##### STORED ROWS

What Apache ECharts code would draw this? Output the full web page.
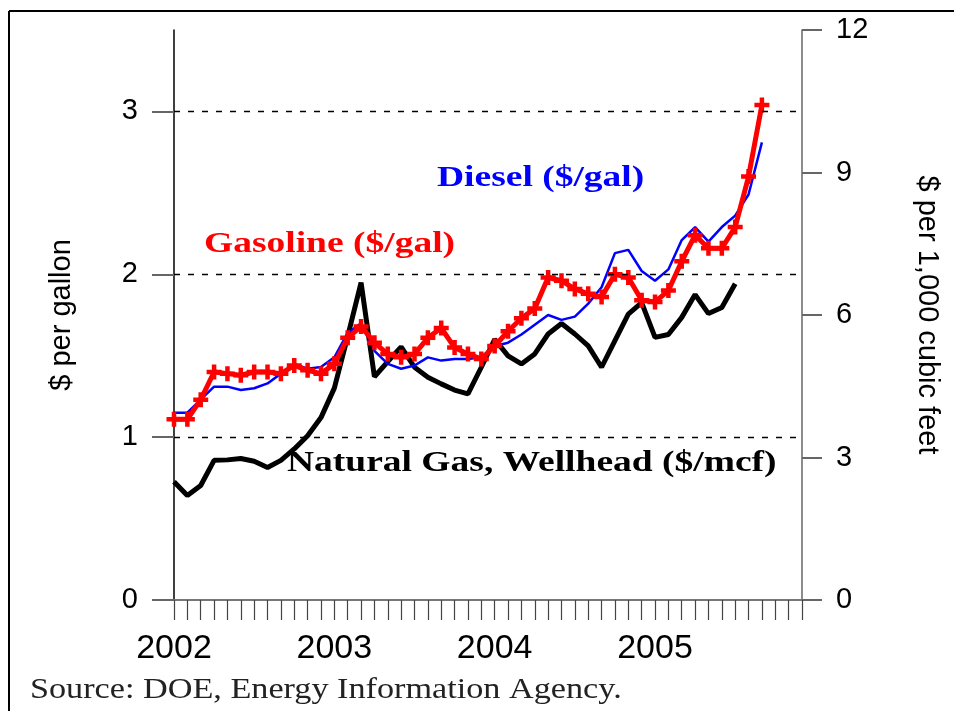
<!DOCTYPE html>
<html>
<head>
<meta charset="utf-8">
<script src="https://cdn.jsdelivr.net/npm/echarts@6/dist/echarts.min.js"></script>
<style>html,body{margin:0;padding:0;background:#fff;}#c{width:954px;height:711px;}</style>
</head>
<body>
<div id="c"></div>
<script>
// Months Jan 2002 .. Dec 2005
const months = [];
for (let y = 2002; y <= 2005; y++) for (let m = 1; m <= 12; m++) months.push(y + '-' + (m < 10 ? '0' + m : m));

const gasoline = [
  1.11, 1.11, 1.23, 1.40, 1.39, 1.38, 1.40, 1.40, 1.39, 1.44, 1.41, 1.39,
  1.45, 1.61, 1.68, 1.58, 1.51, 1.49, 1.51, 1.61, 1.67, 1.55, 1.51, 1.48,
  1.56, 1.65, 1.73, 1.79, 1.98, 1.96, 1.91, 1.88, 1.86, 2.00, 1.98, 1.84,
  1.83, 1.90, 2.08, 2.24, 2.16, 2.16, 2.29, 2.60, 3.04
];
const diesel = [
  1.15, 1.15, 1.23, 1.31, 1.31, 1.29, 1.30, 1.33, 1.39, 1.45, 1.42, 1.43,
  1.49, 1.64, 1.70, 1.53, 1.45, 1.42, 1.44, 1.49, 1.47, 1.48, 1.48, 1.49,
  1.56, 1.58, 1.63, 1.69, 1.75, 1.72, 1.74, 1.82, 1.92, 2.13, 2.15, 2.02,
  1.96, 2.03, 2.21, 2.29, 2.20, 2.29, 2.36, 2.49, 2.81
];
const natGas = [
  2.49, 2.20, 2.41, 2.94, 2.95, 2.98, 2.92, 2.79, 2.94, 3.18, 3.46, 3.84,
  4.46, 5.55, 6.68, 4.70, 5.02, 5.33, 4.90, 4.69, 4.55, 4.42, 4.34, 4.90,
  5.49, 5.14, 4.97, 5.18, 5.60, 5.82, 5.60, 5.35, 4.90, 5.46, 6.02, 6.26,
  5.53, 5.59, 5.95, 6.43, 6.03, 6.16, 6.66
];
const leftTicks = [0, 1, 2, 3];
const gridLines = [1, 2, 3];

const labels = {
  diesel: 'Diesel ($/gal)',
  gasoline: 'Gasoline ($/gal)',
  natGas: 'Natural Gas, Wellhead ($/mcf)',
  source: 'Source: DOE, Energy Information Agency.',
  left: '$ per gallon',
  right: '$ per 1,000 cubic feet'
};

const chart = echarts.init(document.getElementById('c'), null, {renderer: 'canvas'});
const plus = 'path://M3.5,0H6.5V3.5H10V6.5H6.5V10H3.5V6.5H0V3.5H3.5Z';
const sans = 'Liberation Sans, Arial, sans-serif';
const serif = 'Liberation Serif, Times New Roman, serif';

chart.setOption({
  animation: false,
  backgroundColor: '#fff',
  grid: {left: 174, right: 152, top: 30, bottom: 111, containLabel: false},
  xAxis: {
    type: 'category',
    data: months,
    boundaryGap: false,
    axisLine: {lineStyle: {color: '#777', width: 2}},
    axisTick: {show: true, interval: 0, length: 20, lineStyle: {color: '#444', width: 1.2}},
    axisLabel: {
      interval: function (i) { return i % 12 === 0; },
      formatter: function (v) { return v.slice(0, 4); },
      margin: 32, fontSize: 34, fontFamily: sans, color: '#000'
    },
    splitLine: {show: false}
  },
  yAxis: [
    {
      type: 'value', min: 0, max: 3.5, interval: 1, position: 'left',
      name: labels.left, nameLocation: 'middle', nameGap: 98, nameRotate: 90,
      nameTextStyle: {fontSize: 29, fontFamily: sans, color: '#000'},
      axisLine: {show: true, lineStyle: {color: '#000', width: 1.5}},
      axisTick: {show: true, length: 22, customValues: leftTicks, lineStyle: {color: '#666', width: 2}},
      axisLabel: {customValues: leftTicks, margin: 36, fontSize: 29, fontFamily: sans, color: '#000'},
      splitLine: {show: false}
    },
    {
      type: 'value', min: 0, max: 12, interval: 3, position: 'right',
      name: labels.right, nameLocation: 'middle', nameGap: 110, nameRotate: -90,
      nameTextStyle: {fontSize: 29, fontFamily: sans, color: '#000'},
      axisLine: {show: true, lineStyle: {color: '#666', width: 1.5}},
      axisTick: {show: true, length: 20, lineStyle: {color: '#666', width: 2}},
      axisLabel: {margin: 34, fontSize: 29, fontFamily: sans, color: '#000'},
      splitLine: {show: false}
    }
  ],
  series: [
    {
      name: 'Natural Gas', type: 'line', yAxisIndex: 1, data: natGas,
      showSymbol: false, symbol: 'none',
      lineStyle: {color: '#000', width: 5}, itemStyle: {color: '#000'},
      z: 2, emphasis: {disabled: true}
    },
    {
      name: 'Diesel', type: 'line', yAxisIndex: 0, data: diesel,
      showSymbol: false, symbol: 'none',
      lineStyle: {color: '#0000ff', width: 2.5}, itemStyle: {color: '#0000ff'},
      z: 3, emphasis: {disabled: true}
    },
    {
      name: 'Gasoline', type: 'line', yAxisIndex: 0, data: gasoline,
      showSymbol: true, showAllSymbol: true, symbol: plus, symbolSize: 15,
      lineStyle: {color: '#ff0000', width: 5}, itemStyle: {color: '#ff0000'},
      z: 4, emphasis: {disabled: true},
      markLine: {
        silent: true, symbol: 'none', label: {show: false},
        lineStyle: {color: '#000', type: [6, 8], width: 1.4},
        data: gridLines.map(function (v) { return {yAxis: v}; })
      }
    }
  ],
  graphic: [
    {type: 'line', shape: {x1: 9, y1: 11, x2: 954, y2: 11}, style: {stroke: '#000', lineWidth: 2}, silent: true},
    {type: 'line', shape: {x1: 9, y1: 11, x2: 9, y2: 711}, style: {stroke: '#000', lineWidth: 2}, silent: true},
    {type: 'text', x: 437, y: 178, scaleX: 1.25, silent: true, z: 100,
     style: {text: labels.diesel, font: 'bold 30px ' + serif, fill: '#0000ff', textVerticalAlign: 'middle', textAlign: 'left'}},
    {type: 'text', x: 204, y: 244, scaleX: 1.25, silent: true, z: 100,
     style: {text: labels.gasoline, font: 'bold 30px ' + serif, fill: '#ff0000', textVerticalAlign: 'middle', textAlign: 'left'}},
    {type: 'text', x: 287, y: 463, scaleX: 1.25, silent: true, z: 100,
     style: {text: labels.natGas, font: 'bold 30px ' + serif, fill: '#000', textVerticalAlign: 'middle', textAlign: 'left'}},
    {type: 'text', x: 30, y: 690, scaleX: 1.14, silent: true, z: 100,
     style: {text: labels.source, font: '30px ' + serif, fill: '#222', textVerticalAlign: 'middle', textAlign: 'left'}}
  ]
});
</script>
</body>
</html>
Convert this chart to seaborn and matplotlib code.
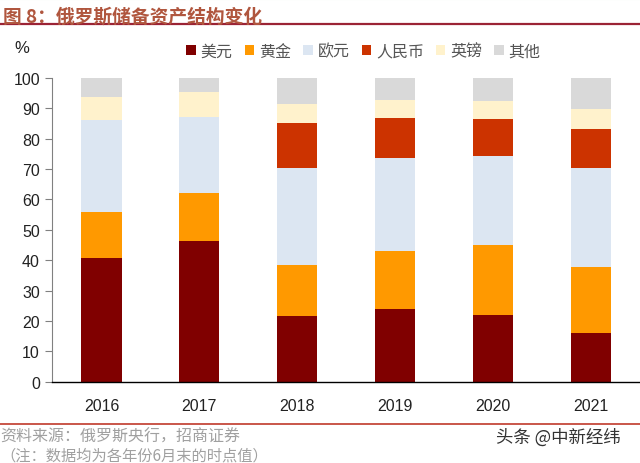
import pandas as pd
import numpy as np
import matplotlib
matplotlib.use("Agg")
import matplotlib.pyplot as plt
import seaborn as sns
from matplotlib.patches import Patch

years = ['2016', '2017', '2018', '2019', '2020', '2021']
usd = [40.7, 46.2, 21.6, 24.0, 21.9, 16.2]
gold = [15.3, 16.0, 16.9, 19.2, 23.1, 21.7]
eur = [30.3, 24.9, 31.9, 30.4, 29.2, 32.4]
cny = [0.0, 0.0, 14.7, 13.2, 12.2, 12.8]
gbp = [7.4, 8.3, 6.3, 6.0, 5.9, 6.5]
other = [6.3, 4.6, 8.6, 7.2, 7.7, 10.4]

series = ['美元', '黄金', '欧元', '人民币', '英镑', '其他']
colors = ['#800000', '#FF9900', '#DCE6F2', '#CC3300', '#FFF2CC', '#D9D9D9']

df = pd.DataFrame({'year': years, '美元': usd, '黄金': gold, '欧元': eur,
                   '人民币': cny, '英镑': gbp, '其他': other})

sns.set_style("white")
plt.rcParams['font.family'] = ['Liberation Sans', 'Noto Sans CJK SC', 'DejaVu Sans']

fig = plt.figure(figsize=(6.4, 4.64), dpi=100)
ax = fig.add_axes([0.082, 0.175, 0.918, 0.655])

bottom = np.zeros(len(years))
for name, c in zip(series, colors):
    sns.barplot(x='year', y=name, data=df, color=c, bottom=bottom, width=0.41,
                ax=ax, linewidth=0, saturation=1)
    bottom += df[name].values

ax.set_ylim(0, 100)
ax.set_xlim(-0.5, 5.5)
ax.set_yticks(range(0, 101, 10))
ax.set_xlabel('')
ax.set_ylabel('')
for s in ['top', 'right']:
    ax.spines[s].set_visible(False)
ax.spines['left'].set_color('#808080')
ax.spines['bottom'].set_color('black')
ax.spines['bottom'].set_linewidth(1.0)
ax.tick_params(axis='y', which='major', left=True, length=5, color='#808080',
               labelsize=11.5, labelcolor='#222222', pad=4)
ax.tick_params(axis='x', bottom=False, labelsize=11.5, labelcolor='#222222', pad=8)

fig.text(0.022, 0.885, '%', fontsize=12, color='#222222')

handles = [Patch(facecolor=c, edgecolor='none') for c in colors]
fig.legend(handles, series, loc='center', bbox_to_anchor=(0.568, 0.888), ncol=6,
           frameon=False, fontsize=11.5, handlelength=0.6, handleheight=0.6,
           handletextpad=0.3, columnspacing=0.75, labelcolor='#555555')

# header
fig.text(0.005, 0.963, '图 8：俄罗斯储备资产结构变化', fontsize=13.5, fontweight='bold',
         color='#B0563E', va='center', family=['Noto Sans CJK SC', 'DejaVu Sans'])
fig.add_artist(plt.Line2D([0, 1], [0.947, 0.947], color='#9B2335', lw=1.6))
fig.add_artist(plt.Line2D([0, 1], [0.999, 0.999], color='#E3EDE0', lw=1.5))

# footer
fig.add_artist(plt.Line2D([0, 1], [0.084, 0.084], color='#C0392B', lw=1.2))
fig.text(0.0, 0.058, '资料来源：俄罗斯央行，招商证券', fontsize=11.5, color='#A0A0A0',
         va='center', family=['Noto Sans CJK SC', 'DejaVu Sans'])
fig.text(0.0, 0.018, '（注：数据均为各年份6月末的时点值）', fontsize=11, color='#A0A0A0',
         va='center', family=['Noto Sans CJK SC', 'DejaVu Sans'])
fig.text(0.97, 0.056, '头条 @中新经纬', fontsize=12.5, color='#333333', ha='right',
         va='center', family=['Noto Sans CJK SC', 'DejaVu Sans'])

fig.savefig('out.png', dpi=100)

##########

Leave the pictures out and repeat exactly the lines from the beginning of the records to the line bearing "const serif = 'Liberation", both ends counted.

What Apache ECharts code would draw this? Output the full web page.
<!DOCTYPE html>
<html>
<head>
<meta charset="utf-8">
<script src="https://cdn.jsdelivr.net/npm/echarts@6/dist/echarts.min.js"></script>
<style>html,body{margin:0;padding:0;background:#fff;}#c{width:954px;height:711px;}</style>
</head>
<body>
<div id="c"></div>
<script>
// Months Jan 2002 .. Dec 2005
const months = [];
for (let y = 2002; y <= 2005; y++) for (let m = 1; m <= 12; m++) months.push(y + '-' + (m < 10 ? '0' + m : m));

const gasoline = [
  1.11, 1.11, 1.23, 1.40, 1.39, 1.38, 1.40, 1.40, 1.39, 1.44, 1.41, 1.39,
  1.45, 1.61, 1.68, 1.58, 1.51, 1.49, 1.51, 1.61, 1.67, 1.55, 1.51, 1.48,
  1.56, 1.65, 1.73, 1.79, 1.98, 1.96, 1.91, 1.88, 1.86, 2.00, 1.98, 1.84,
  1.83, 1.90, 2.08, 2.24, 2.16, 2.16, 2.29, 2.60, 3.04
];
const diesel = [
  1.15, 1.15, 1.23, 1.31, 1.31, 1.29, 1.30, 1.33, 1.39, 1.45, 1.42, 1.43,
  1.49, 1.64, 1.70, 1.53, 1.45, 1.42, 1.44, 1.49, 1.47, 1.48, 1.48, 1.49,
  1.56, 1.58, 1.63, 1.69, 1.75, 1.72, 1.74, 1.82, 1.92, 2.13, 2.15, 2.02,
  1.96, 2.03, 2.21, 2.29, 2.20, 2.29, 2.36, 2.49, 2.81
];
const natGas = [
  2.49, 2.20, 2.41, 2.94, 2.95, 2.98, 2.92, 2.79, 2.94, 3.18, 3.46, 3.84,
  4.46, 5.55, 6.68, 4.70, 5.02, 5.33, 4.90, 4.69, 4.55, 4.42, 4.34, 4.90,
  5.49, 5.14, 4.97, 5.18, 5.60, 5.82, 5.60, 5.35, 4.90, 5.46, 6.02, 6.26,
  5.53, 5.59, 5.95, 6.43, 6.03, 6.16, 6.66
];
const leftTicks = [0, 1, 2, 3];
const gridLines = [1, 2, 3];

const labels = {
  diesel: 'Diesel ($/gal)',
  gasoline: 'Gasoline ($/gal)',
  natGas: 'Natural Gas, Wellhead ($/mcf)',
  source: 'Source: DOE, Energy Information Agency.',
  left: '$ per gallon',
  right: '$ per 1,000 cubic feet'
};

const chart = echarts.init(document.getElementById('c'), null, {renderer: 'canvas'});
const plus = 'path://M3.5,0H6.5V3.5H10V6.5H6.5V10H3.5V6.5H0V3.5H3.5Z';
const sans = 'Liberation Sans, Arial, sans-serif';
const serif = 'Liberation Serif, Times New Roman, serif';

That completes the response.